▸ **Figure scripts**:
######

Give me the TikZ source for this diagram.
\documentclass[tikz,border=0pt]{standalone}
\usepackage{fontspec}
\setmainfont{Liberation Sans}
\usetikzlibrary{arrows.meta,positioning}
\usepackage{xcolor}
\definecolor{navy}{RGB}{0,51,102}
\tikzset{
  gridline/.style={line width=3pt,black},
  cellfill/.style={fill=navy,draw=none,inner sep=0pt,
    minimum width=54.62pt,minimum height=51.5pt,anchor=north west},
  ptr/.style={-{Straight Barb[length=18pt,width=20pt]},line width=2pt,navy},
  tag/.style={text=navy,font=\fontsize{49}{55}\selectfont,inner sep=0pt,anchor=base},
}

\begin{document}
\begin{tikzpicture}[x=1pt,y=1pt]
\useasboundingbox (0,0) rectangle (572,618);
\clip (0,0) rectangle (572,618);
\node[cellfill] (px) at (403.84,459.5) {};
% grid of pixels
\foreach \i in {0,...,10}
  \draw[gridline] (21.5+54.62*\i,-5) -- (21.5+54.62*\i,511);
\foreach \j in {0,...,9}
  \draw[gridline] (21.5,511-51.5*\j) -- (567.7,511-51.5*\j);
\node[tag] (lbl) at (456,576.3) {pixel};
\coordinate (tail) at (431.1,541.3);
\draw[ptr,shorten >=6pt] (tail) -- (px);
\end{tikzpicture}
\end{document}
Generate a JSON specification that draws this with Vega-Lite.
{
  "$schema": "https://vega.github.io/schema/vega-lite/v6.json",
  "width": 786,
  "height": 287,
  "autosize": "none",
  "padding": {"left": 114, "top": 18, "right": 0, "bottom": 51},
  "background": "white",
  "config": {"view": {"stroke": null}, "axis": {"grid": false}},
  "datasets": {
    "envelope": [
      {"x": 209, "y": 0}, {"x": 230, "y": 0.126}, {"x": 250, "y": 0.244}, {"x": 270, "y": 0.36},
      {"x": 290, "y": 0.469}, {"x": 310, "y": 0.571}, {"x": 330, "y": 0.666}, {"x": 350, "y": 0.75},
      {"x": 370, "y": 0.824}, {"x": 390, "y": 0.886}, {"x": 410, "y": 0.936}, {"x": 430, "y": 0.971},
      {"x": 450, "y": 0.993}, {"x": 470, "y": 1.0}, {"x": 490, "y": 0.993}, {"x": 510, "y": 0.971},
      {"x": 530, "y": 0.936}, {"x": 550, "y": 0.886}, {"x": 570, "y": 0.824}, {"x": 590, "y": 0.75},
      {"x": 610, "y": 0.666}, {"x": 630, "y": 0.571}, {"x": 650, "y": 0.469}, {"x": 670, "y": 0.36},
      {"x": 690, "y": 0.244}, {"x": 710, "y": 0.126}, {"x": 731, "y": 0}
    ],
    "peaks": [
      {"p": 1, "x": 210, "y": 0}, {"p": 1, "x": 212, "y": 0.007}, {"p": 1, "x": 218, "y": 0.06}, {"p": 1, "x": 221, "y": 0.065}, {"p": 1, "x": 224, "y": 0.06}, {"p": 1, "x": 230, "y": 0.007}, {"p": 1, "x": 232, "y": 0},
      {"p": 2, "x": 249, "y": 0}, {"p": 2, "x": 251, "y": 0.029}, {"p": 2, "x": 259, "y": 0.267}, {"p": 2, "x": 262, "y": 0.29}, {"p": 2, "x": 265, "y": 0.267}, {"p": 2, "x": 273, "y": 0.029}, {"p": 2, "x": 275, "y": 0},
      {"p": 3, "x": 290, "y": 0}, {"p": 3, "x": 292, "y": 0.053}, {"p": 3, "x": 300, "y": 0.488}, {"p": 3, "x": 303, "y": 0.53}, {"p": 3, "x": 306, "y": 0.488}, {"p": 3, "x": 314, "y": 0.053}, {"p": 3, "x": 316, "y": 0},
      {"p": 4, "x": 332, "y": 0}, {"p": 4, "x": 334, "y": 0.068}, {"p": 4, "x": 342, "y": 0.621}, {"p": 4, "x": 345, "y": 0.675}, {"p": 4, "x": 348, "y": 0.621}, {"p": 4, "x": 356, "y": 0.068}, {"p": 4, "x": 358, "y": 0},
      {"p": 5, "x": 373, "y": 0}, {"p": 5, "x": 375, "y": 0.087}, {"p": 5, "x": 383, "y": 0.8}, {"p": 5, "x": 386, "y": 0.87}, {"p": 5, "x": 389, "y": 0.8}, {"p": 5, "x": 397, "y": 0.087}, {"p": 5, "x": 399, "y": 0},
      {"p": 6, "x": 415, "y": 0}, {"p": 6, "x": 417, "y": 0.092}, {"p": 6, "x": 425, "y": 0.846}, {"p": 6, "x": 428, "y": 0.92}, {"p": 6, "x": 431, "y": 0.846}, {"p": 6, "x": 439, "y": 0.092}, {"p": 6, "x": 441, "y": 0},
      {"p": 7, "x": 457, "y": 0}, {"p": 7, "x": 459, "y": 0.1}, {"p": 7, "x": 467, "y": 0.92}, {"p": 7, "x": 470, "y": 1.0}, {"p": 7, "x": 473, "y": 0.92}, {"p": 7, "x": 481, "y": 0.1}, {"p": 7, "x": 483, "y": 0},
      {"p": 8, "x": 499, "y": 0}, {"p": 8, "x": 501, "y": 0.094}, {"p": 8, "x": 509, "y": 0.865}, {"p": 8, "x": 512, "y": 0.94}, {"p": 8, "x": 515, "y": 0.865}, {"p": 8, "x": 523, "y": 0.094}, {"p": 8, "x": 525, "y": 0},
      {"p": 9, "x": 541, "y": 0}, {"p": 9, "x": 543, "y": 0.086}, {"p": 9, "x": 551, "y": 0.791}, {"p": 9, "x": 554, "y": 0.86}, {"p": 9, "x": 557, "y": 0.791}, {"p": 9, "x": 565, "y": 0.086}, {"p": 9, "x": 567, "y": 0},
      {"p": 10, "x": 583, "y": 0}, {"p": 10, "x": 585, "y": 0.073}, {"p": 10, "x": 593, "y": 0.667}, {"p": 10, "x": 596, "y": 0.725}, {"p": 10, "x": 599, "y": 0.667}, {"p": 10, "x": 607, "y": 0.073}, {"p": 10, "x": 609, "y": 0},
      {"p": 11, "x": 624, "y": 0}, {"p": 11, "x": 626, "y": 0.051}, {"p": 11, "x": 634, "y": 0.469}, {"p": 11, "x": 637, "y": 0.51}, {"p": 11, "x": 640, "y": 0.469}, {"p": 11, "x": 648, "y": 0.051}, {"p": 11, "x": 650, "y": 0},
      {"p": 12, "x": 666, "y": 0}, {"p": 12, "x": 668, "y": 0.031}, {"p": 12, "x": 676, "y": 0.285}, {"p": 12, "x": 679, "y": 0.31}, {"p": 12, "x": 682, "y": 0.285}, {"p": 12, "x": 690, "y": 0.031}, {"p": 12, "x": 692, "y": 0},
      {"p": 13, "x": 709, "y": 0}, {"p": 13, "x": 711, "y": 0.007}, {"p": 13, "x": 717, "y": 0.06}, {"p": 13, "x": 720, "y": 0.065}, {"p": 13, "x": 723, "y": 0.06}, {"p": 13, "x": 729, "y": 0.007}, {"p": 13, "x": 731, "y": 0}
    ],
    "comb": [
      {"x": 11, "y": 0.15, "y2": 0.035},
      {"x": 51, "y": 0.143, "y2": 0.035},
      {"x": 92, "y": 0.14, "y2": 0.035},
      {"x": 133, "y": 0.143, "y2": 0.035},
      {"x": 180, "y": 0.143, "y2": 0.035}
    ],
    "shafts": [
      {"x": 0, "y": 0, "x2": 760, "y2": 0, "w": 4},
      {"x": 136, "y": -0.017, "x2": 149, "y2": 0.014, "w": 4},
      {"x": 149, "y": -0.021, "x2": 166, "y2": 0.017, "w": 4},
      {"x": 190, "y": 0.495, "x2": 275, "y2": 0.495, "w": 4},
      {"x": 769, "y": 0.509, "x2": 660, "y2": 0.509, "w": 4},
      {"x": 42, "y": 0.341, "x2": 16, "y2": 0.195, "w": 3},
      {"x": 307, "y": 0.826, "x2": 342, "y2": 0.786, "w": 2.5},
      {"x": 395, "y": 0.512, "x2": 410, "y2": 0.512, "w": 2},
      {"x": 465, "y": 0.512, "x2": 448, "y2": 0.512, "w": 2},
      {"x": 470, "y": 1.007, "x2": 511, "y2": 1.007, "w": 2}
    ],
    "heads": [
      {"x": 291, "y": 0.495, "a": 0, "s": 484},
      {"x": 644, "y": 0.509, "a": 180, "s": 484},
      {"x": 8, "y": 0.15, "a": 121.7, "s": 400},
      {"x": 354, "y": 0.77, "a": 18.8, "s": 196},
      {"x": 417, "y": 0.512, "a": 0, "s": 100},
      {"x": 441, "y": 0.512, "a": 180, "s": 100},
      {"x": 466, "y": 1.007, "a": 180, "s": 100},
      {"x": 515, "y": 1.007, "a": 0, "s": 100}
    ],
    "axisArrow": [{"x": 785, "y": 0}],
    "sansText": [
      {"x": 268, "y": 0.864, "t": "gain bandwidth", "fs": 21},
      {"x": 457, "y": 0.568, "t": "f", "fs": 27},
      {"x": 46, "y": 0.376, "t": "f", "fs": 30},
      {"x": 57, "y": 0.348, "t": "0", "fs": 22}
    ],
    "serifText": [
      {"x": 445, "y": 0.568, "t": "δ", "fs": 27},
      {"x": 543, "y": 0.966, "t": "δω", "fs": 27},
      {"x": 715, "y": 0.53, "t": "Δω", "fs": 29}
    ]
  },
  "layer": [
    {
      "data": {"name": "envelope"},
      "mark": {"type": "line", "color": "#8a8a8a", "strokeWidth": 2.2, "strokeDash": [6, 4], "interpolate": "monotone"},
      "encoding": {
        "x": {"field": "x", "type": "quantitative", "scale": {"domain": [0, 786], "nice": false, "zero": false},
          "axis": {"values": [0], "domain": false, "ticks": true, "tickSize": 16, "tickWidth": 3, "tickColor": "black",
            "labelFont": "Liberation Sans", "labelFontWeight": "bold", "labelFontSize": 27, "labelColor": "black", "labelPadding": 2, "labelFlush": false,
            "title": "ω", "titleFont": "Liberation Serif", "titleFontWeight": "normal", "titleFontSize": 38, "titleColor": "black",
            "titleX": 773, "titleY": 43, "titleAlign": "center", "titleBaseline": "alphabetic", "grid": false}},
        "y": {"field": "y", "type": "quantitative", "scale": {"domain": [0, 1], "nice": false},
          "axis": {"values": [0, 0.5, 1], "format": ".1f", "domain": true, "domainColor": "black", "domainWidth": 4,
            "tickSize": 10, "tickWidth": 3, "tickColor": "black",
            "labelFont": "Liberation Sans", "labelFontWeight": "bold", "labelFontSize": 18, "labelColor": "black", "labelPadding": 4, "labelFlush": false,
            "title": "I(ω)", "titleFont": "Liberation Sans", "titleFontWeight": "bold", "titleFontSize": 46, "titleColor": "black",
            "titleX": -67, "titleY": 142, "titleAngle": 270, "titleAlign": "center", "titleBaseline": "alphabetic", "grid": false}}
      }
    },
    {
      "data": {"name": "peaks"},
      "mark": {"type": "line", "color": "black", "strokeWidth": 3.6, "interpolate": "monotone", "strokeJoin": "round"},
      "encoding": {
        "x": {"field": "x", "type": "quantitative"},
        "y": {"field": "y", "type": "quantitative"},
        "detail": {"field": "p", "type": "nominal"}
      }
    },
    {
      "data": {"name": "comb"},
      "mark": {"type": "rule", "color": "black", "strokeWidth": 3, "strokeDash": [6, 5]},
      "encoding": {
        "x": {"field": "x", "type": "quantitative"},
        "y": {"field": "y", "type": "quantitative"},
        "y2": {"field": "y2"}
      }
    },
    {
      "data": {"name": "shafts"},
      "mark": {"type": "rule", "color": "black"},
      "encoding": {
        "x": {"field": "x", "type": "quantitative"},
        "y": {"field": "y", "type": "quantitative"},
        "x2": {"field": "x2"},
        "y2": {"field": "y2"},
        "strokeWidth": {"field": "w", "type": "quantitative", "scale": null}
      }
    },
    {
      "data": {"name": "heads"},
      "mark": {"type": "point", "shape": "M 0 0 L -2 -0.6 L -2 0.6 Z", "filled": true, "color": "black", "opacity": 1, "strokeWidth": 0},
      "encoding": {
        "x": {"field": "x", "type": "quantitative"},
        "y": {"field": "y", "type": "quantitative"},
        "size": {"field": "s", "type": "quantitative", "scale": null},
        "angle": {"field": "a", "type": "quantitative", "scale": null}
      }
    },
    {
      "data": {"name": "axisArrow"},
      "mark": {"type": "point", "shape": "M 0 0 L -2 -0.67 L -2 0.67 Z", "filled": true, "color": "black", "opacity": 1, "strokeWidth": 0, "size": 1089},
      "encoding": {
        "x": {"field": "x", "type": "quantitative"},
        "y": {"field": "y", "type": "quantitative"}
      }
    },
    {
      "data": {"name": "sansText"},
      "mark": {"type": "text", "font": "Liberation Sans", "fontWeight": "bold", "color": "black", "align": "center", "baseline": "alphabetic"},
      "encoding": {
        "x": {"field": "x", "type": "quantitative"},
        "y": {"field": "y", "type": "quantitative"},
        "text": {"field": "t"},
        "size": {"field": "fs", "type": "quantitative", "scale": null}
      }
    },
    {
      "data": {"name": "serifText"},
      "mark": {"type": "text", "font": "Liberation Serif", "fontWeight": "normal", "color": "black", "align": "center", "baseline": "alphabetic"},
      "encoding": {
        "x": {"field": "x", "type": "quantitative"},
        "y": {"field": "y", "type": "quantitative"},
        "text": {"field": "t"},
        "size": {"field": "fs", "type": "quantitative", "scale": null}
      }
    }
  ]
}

######

▸ **Task statement**: Give the count of lines in the listing that hold the word "this", with no other text.

▸ **Task output**: 2